What is expected »
Return the listing below exactly, with the pictures dropped.
-------- Stored records --------
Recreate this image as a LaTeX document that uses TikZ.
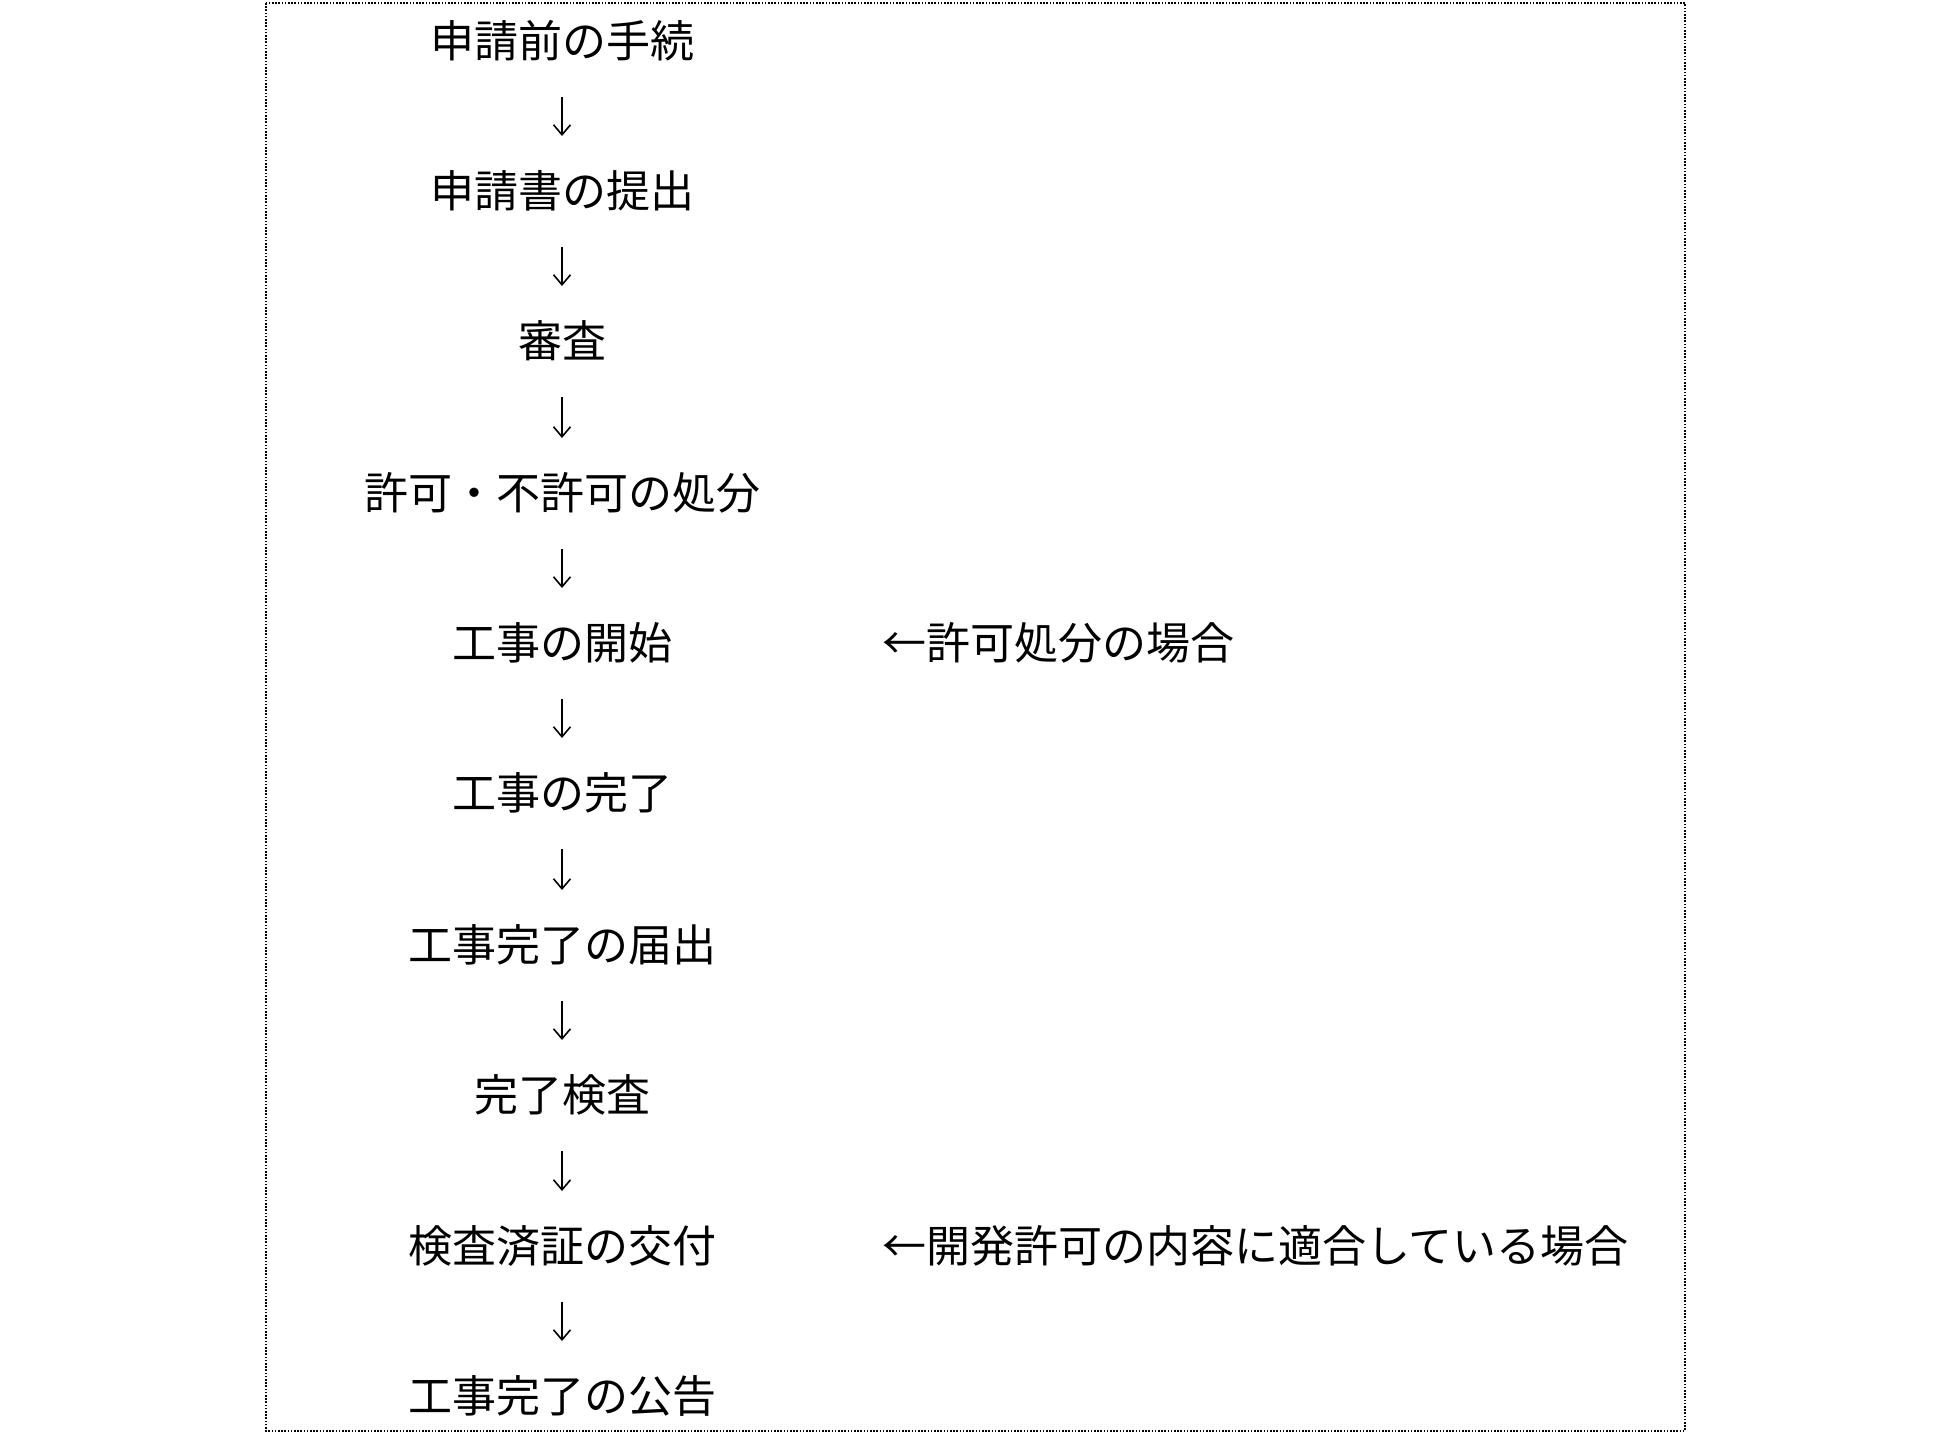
\documentclass[tikz,border=0pt]{standalone}
\usepackage{fontspec}
\newfontfamily\jp{Noto Sans CJK JP}
\usetikzlibrary{arrows.meta}
\tikzset{
  stepbox/.style={inner sep=0pt, font=\jp\fontsize{44}{50}\selectfont, anchor=center},
  note/.style={inner sep=0pt, font=\jp\fontsize{44}{50}\selectfont, anchor=west},
  flow/.style={line width=1.6pt, -{Straight Barb[length=10pt,width=17pt,line width=1.6pt]}, shorten <=56pt, shorten >=55pt},
  frame/.style={line width=1.6pt, dash pattern=on 1.6pt off 1.6pt}
}
\begin{document}
\begin{tikzpicture}[x=1pt,y=-1pt]
\useasboundingbox (0,0) rectangle (1949,1434);
\draw[frame] (266,3) rectangle (1685,1431);
\node[stepbox] (n1) at (562,41) {申請前の手続};
\node[stepbox] (n2) at (562,191) {申請書の提出};
\node[stepbox] (n3) at (562,341) {審査};
\node[stepbox] (n4) at (562,493) {許可・不許可の処分};
\node[stepbox] (n5) at (562,643) {工事の開始};
\node[stepbox] (n6) at (562,793) {工事の完了};
\node[stepbox] (n7) at (562,945) {工事完了の届出};
\node[stepbox] (n8) at (562,1095) {完了検査};
\node[stepbox] (n9) at (562,1246) {検査済証の交付};
\node[stepbox] (n10) at (562,1396) {工事完了の公告};
\node[note] (s1) at (882,643) {←許可処分の場合};
\node[note] (s2) at (882,1246) {←開発許可の内容に適合している場合};
\foreach \a/\b in {n1/n2,n2/n3,n3/n4,n4/n5,n5/n6,n6/n7,n7/n8,n8/n9,n9/n10}
  \draw[flow] (\a.center) -- (\b.center);
\end{tikzpicture}
\end{document}
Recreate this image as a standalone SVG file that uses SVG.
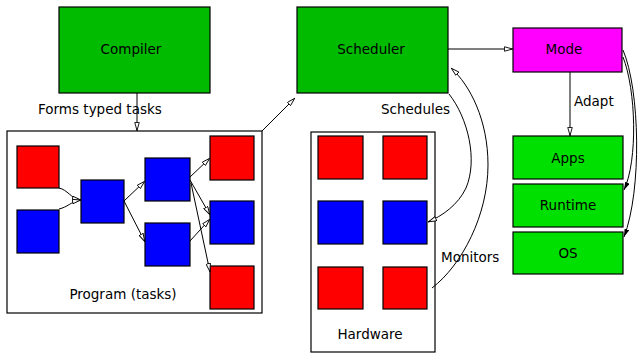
<svg xmlns="http://www.w3.org/2000/svg" width="640" height="354" viewBox="0 0 640 354">
  <style>
    .box { stroke: #000; stroke-width: 1.2; }
    .dark { fill: #00bb00; }
    .light { fill: #00e000; }
    .mode { fill: #ff00ff; }
    .red { fill: #ff0000; }
    .blue { fill: #0000ff; }
    .frame { fill: #fff; stroke: #000; stroke-width: 1.2; }
    .lbl { font-family: "DejaVu Sans", "Liberation Sans", sans-serif; font-size: 13.5px; fill: #000; }
    .mid { text-anchor: middle; }
    .edge { fill: none; stroke: #000; stroke-width: 1; }
    .open { marker-end: url(#openHead); }
    .solid { marker-end: url(#solidHead); }
  </style>
  <defs>
    <marker id="openHead" viewBox="0 0 10 6" refX="10" refY="3" markerWidth="9" markerHeight="5.4" orient="auto" markerUnits="userSpaceOnUse">
      <path d="M0.5,0.5 L9.5,3 L0.5,5.5 Z" fill="#fff" stroke="#000" stroke-width="1"/>
    </marker>
    <marker id="solidHead" viewBox="0 0 10 6" refX="10" refY="3" markerWidth="8" markerHeight="4.8" orient="auto" markerUnits="userSpaceOnUse">
      <path d="M0,0 L10,3 L0,6 Z" fill="#000"/>
    </marker>
  </defs>

  <!-- container frames -->
  <g id="program">
    <rect class="frame" x="7" y="131" width="255" height="182"/>
    <text class="lbl mid" x="123" y="299">Program (tasks)</text>
  </g>
  <g id="hardware">
    <rect class="frame" x="311" y="132" width="124" height="220"/>
    <text class="lbl mid" x="370" y="339">Hardware</text>
  </g>

  <!-- top-level nodes -->
  <g id="compiler">
    <rect class="box dark" x="59" y="7" width="151" height="86"/>
    <text class="lbl mid" x="131" y="54">Compiler</text>
  </g>
  <g id="scheduler">
    <rect class="box dark" x="297" y="7" width="151" height="86"/>
    <text class="lbl mid" x="371" y="54">Scheduler</text>
  </g>
  <g id="mode">
    <rect class="box mode" x="513" y="28" width="109" height="44"/>
    <text class="lbl mid" x="564" y="54">Mode</text>
  </g>
  <g id="apps">
    <rect class="box light" x="513" y="136" width="110" height="43"/>
    <text class="lbl mid" x="568" y="163">Apps</text>
  </g>
  <g id="runtime">
    <rect class="box light" x="513" y="184" width="110" height="43"/>
    <text class="lbl mid" x="568" y="210">Runtime</text>
  </g>
  <g id="os">
    <rect class="box light" x="513" y="232" width="110" height="42"/>
    <text class="lbl mid" x="568" y="258">OS</text>
  </g>

  <!-- tasks inside the program -->
  <g id="task-r1"><rect class="box red" x="17" y="146" width="42" height="42"/></g>
  <g id="task-b1"><rect class="box blue" x="17" y="210" width="42" height="43"/></g>
  <g id="task-b2"><rect class="box blue" x="81" y="180" width="43" height="43"/></g>
  <g id="task-b3"><rect class="box blue" x="145" y="158" width="45" height="43"/></g>
  <g id="task-b4"><rect class="box blue" x="145" y="223" width="45" height="43"/></g>
  <g id="task-r2"><rect class="box red" x="210" y="136" width="44" height="44"/></g>
  <g id="task-b5"><rect class="box blue" x="210" y="201" width="44" height="43"/></g>
  <g id="task-r3"><rect class="box red" x="210" y="266" width="44" height="43"/></g>

  <!-- hardware units -->
  <g id="hw-r1"><rect class="box red" x="318" y="136" width="45" height="43"/></g>
  <g id="hw-r2"><rect class="box red" x="383" y="136" width="44" height="43"/></g>
  <g id="hw-b1"><rect class="box blue" x="318" y="201" width="45" height="43"/></g>
  <g id="hw-b2"><rect class="box blue" x="383" y="201" width="44" height="43"/></g>
  <g id="hw-r3"><rect class="box red" x="318" y="267" width="45" height="42"/></g>
  <g id="hw-r4"><rect class="box red" x="383" y="267" width="44" height="42"/></g>

  <!-- connectors -->
  <g id="connectors">
    <path class="edge open" d="M137,93 L137,131"/>
    <path class="edge open" d="M262,131 L295,98"/>
    <path class="edge open" d="M448,49 L513,49"/>
    <path class="edge open" d="M570,72 L570,136"/>

    <path class="edge open" d="M449,94 C468,118 478,160 466,188 C458,205 442,216 428,222"/>
    <path class="edge open" d="M432,288 C462,265 488,215 488,165 C488,120 470,85 451,68"/>

    <path class="edge solid" d="M623,57 C636,90 638,160 624,190"/>
    <path class="edge solid" d="M623,50 C640,90 642,190 624,237"/>

    <path class="edge open" d="M59,188 C68,190 70,198 81,200"/>
    <path class="edge open" d="M59,209 C68,207 70,202 81,200"/>
    <path class="edge open" d="M124,201 L145,181"/>
    <path class="edge open" d="M124,201 L145,242"/>
    <path class="edge open" d="M190,177 L210,158"/>
    <path class="edge open" d="M190,180 L210,215"/>
    <path class="edge open" d="M191,183 L210,272"/>
    <path class="edge open" d="M190,241 L210,219"/>
  </g>

  <!-- edge labels -->
  <g id="labels">
    <text class="lbl" x="38" y="114">Forms typed tasks</text>
    <text class="lbl" x="381" y="114">Schedules</text>
    <text class="lbl" x="574" y="106">Adapt</text>
    <text class="lbl" x="441" y="262">Monitors</text>
  </g>
</svg>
--------
Answer to this exercise »
Recreate this image as a LaTeX document that uses TikZ.
\documentclass[tikz,border=0pt]{standalone}
\usepackage{fontspec}
\newfontfamily\jp{Noto Sans CJK JP}
\usetikzlibrary{arrows.meta}
\tikzset{
  stepbox/.style={inner sep=0pt, font=\jp\fontsize{44}{50}\selectfont, anchor=center},
  note/.style={inner sep=0pt, font=\jp\fontsize{44}{50}\selectfont, anchor=west},
  flow/.style={line width=1.6pt, -{Straight Barb[length=10pt,width=17pt,line width=1.6pt]}, shorten <=56pt, shorten >=55pt},
  frame/.style={line width=1.6pt, dash pattern=on 1.6pt off 1.6pt}
}
\begin{document}
\begin{tikzpicture}[x=1pt,y=-1pt]
\useasboundingbox (0,0) rectangle (1949,1434);
\draw[frame] (266,3) rectangle (1685,1431);
\node[stepbox] (n1) at (562,41) {申請前の手続};
\node[stepbox] (n2) at (562,191) {申請書の提出};
\node[stepbox] (n3) at (562,341) {審査};
\node[stepbox] (n4) at (562,493) {許可・不許可の処分};
\node[stepbox] (n5) at (562,643) {工事の開始};
\node[stepbox] (n6) at (562,793) {工事の完了};
\node[stepbox] (n7) at (562,945) {工事完了の届出};
\node[stepbox] (n8) at (562,1095) {完了検査};
\node[stepbox] (n9) at (562,1246) {検査済証の交付};
\node[stepbox] (n10) at (562,1396) {工事完了の公告};
\node[note] (s1) at (882,643) {←許可処分の場合};
\node[note] (s2) at (882,1246) {←開発許可の内容に適合している場合};
\foreach \a/\b in {n1/n2,n2/n3,n3/n4,n4/n5,n5/n6,n6/n7,n7/n8,n8/n9,n9/n10}
  \draw[flow] (\a.center) -- (\b.center);
\end{tikzpicture}
\end{document}
Recreate this image as a standalone SVG file that uses SVG.
<svg xmlns="http://www.w3.org/2000/svg" width="640" height="354" viewBox="0 0 640 354">
  <style>
    .box { stroke: #000; stroke-width: 1.2; }
    .dark { fill: #00bb00; }
    .light { fill: #00e000; }
    .mode { fill: #ff00ff; }
    .red { fill: #ff0000; }
    .blue { fill: #0000ff; }
    .frame { fill: #fff; stroke: #000; stroke-width: 1.2; }
    .lbl { font-family: "DejaVu Sans", "Liberation Sans", sans-serif; font-size: 13.5px; fill: #000; }
    .mid { text-anchor: middle; }
    .edge { fill: none; stroke: #000; stroke-width: 1; }
    .open { marker-end: url(#openHead); }
    .solid { marker-end: url(#solidHead); }
  </style>
  <defs>
    <marker id="openHead" viewBox="0 0 10 6" refX="10" refY="3" markerWidth="9" markerHeight="5.4" orient="auto" markerUnits="userSpaceOnUse">
      <path d="M0.5,0.5 L9.5,3 L0.5,5.5 Z" fill="#fff" stroke="#000" stroke-width="1"/>
    </marker>
    <marker id="solidHead" viewBox="0 0 10 6" refX="10" refY="3" markerWidth="8" markerHeight="4.8" orient="auto" markerUnits="userSpaceOnUse">
      <path d="M0,0 L10,3 L0,6 Z" fill="#000"/>
    </marker>
  </defs>

  <!-- container frames -->
  <g id="program">
    <rect class="frame" x="7" y="131" width="255" height="182"/>
    <text class="lbl mid" x="123" y="299">Program (tasks)</text>
  </g>
  <g id="hardware">
    <rect class="frame" x="311" y="132" width="124" height="220"/>
    <text class="lbl mid" x="370" y="339">Hardware</text>
  </g>

  <!-- top-level nodes -->
  <g id="compiler">
    <rect class="box dark" x="59" y="7" width="151" height="86"/>
    <text class="lbl mid" x="131" y="54">Compiler</text>
  </g>
  <g id="scheduler">
    <rect class="box dark" x="297" y="7" width="151" height="86"/>
    <text class="lbl mid" x="371" y="54">Scheduler</text>
  </g>
  <g id="mode">
    <rect class="box mode" x="513" y="28" width="109" height="44"/>
    <text class="lbl mid" x="564" y="54">Mode</text>
  </g>
  <g id="apps">
    <rect class="box light" x="513" y="136" width="110" height="43"/>
    <text class="lbl mid" x="568" y="163">Apps</text>
  </g>
  <g id="runtime">
    <rect class="box light" x="513" y="184" width="110" height="43"/>
    <text class="lbl mid" x="568" y="210">Runtime</text>
  </g>
  <g id="os">
    <rect class="box light" x="513" y="232" width="110" height="42"/>
    <text class="lbl mid" x="568" y="258">OS</text>
  </g>

  <!-- tasks inside the program -->
  <g id="task-r1"><rect class="box red" x="17" y="146" width="42" height="42"/></g>
  <g id="task-b1"><rect class="box blue" x="17" y="210" width="42" height="43"/></g>
  <g id="task-b2"><rect class="box blue" x="81" y="180" width="43" height="43"/></g>
  <g id="task-b3"><rect class="box blue" x="145" y="158" width="45" height="43"/></g>
  <g id="task-b4"><rect class="box blue" x="145" y="223" width="45" height="43"/></g>
  <g id="task-r2"><rect class="box red" x="210" y="136" width="44" height="44"/></g>
  <g id="task-b5"><rect class="box blue" x="210" y="201" width="44" height="43"/></g>
  <g id="task-r3"><rect class="box red" x="210" y="266" width="44" height="43"/></g>

  <!-- hardware units -->
  <g id="hw-r1"><rect class="box red" x="318" y="136" width="45" height="43"/></g>
  <g id="hw-r2"><rect class="box red" x="383" y="136" width="44" height="43"/></g>
  <g id="hw-b1"><rect class="box blue" x="318" y="201" width="45" height="43"/></g>
  <g id="hw-b2"><rect class="box blue" x="383" y="201" width="44" height="43"/></g>
  <g id="hw-r3"><rect class="box red" x="318" y="267" width="45" height="42"/></g>
  <g id="hw-r4"><rect class="box red" x="383" y="267" width="44" height="42"/></g>

  <!-- connectors -->
  <g id="connectors">
    <path class="edge open" d="M137,93 L137,131"/>
    <path class="edge open" d="M262,131 L295,98"/>
    <path class="edge open" d="M448,49 L513,49"/>
    <path class="edge open" d="M570,72 L570,136"/>

    <path class="edge open" d="M449,94 C468,118 478,160 466,188 C458,205 442,216 428,222"/>
    <path class="edge open" d="M432,288 C462,265 488,215 488,165 C488,120 470,85 451,68"/>

    <path class="edge solid" d="M623,57 C636,90 638,160 624,190"/>
    <path class="edge solid" d="M623,50 C640,90 642,190 624,237"/>

    <path class="edge open" d="M59,188 C68,190 70,198 81,200"/>
    <path class="edge open" d="M59,209 C68,207 70,202 81,200"/>
    <path class="edge open" d="M124,201 L145,181"/>
    <path class="edge open" d="M124,201 L145,242"/>
    <path class="edge open" d="M190,177 L210,158"/>
    <path class="edge open" d="M190,180 L210,215"/>
    <path class="edge open" d="M191,183 L210,272"/>
    <path class="edge open" d="M190,241 L210,219"/>
  </g>

  <!-- edge labels -->
  <g id="labels">
    <text class="lbl" x="38" y="114">Forms typed tasks</text>
    <text class="lbl" x="381" y="114">Schedules</text>
    <text class="lbl" x="574" y="106">Adapt</text>
    <text class="lbl" x="441" y="262">Monitors</text>
  </g>
</svg>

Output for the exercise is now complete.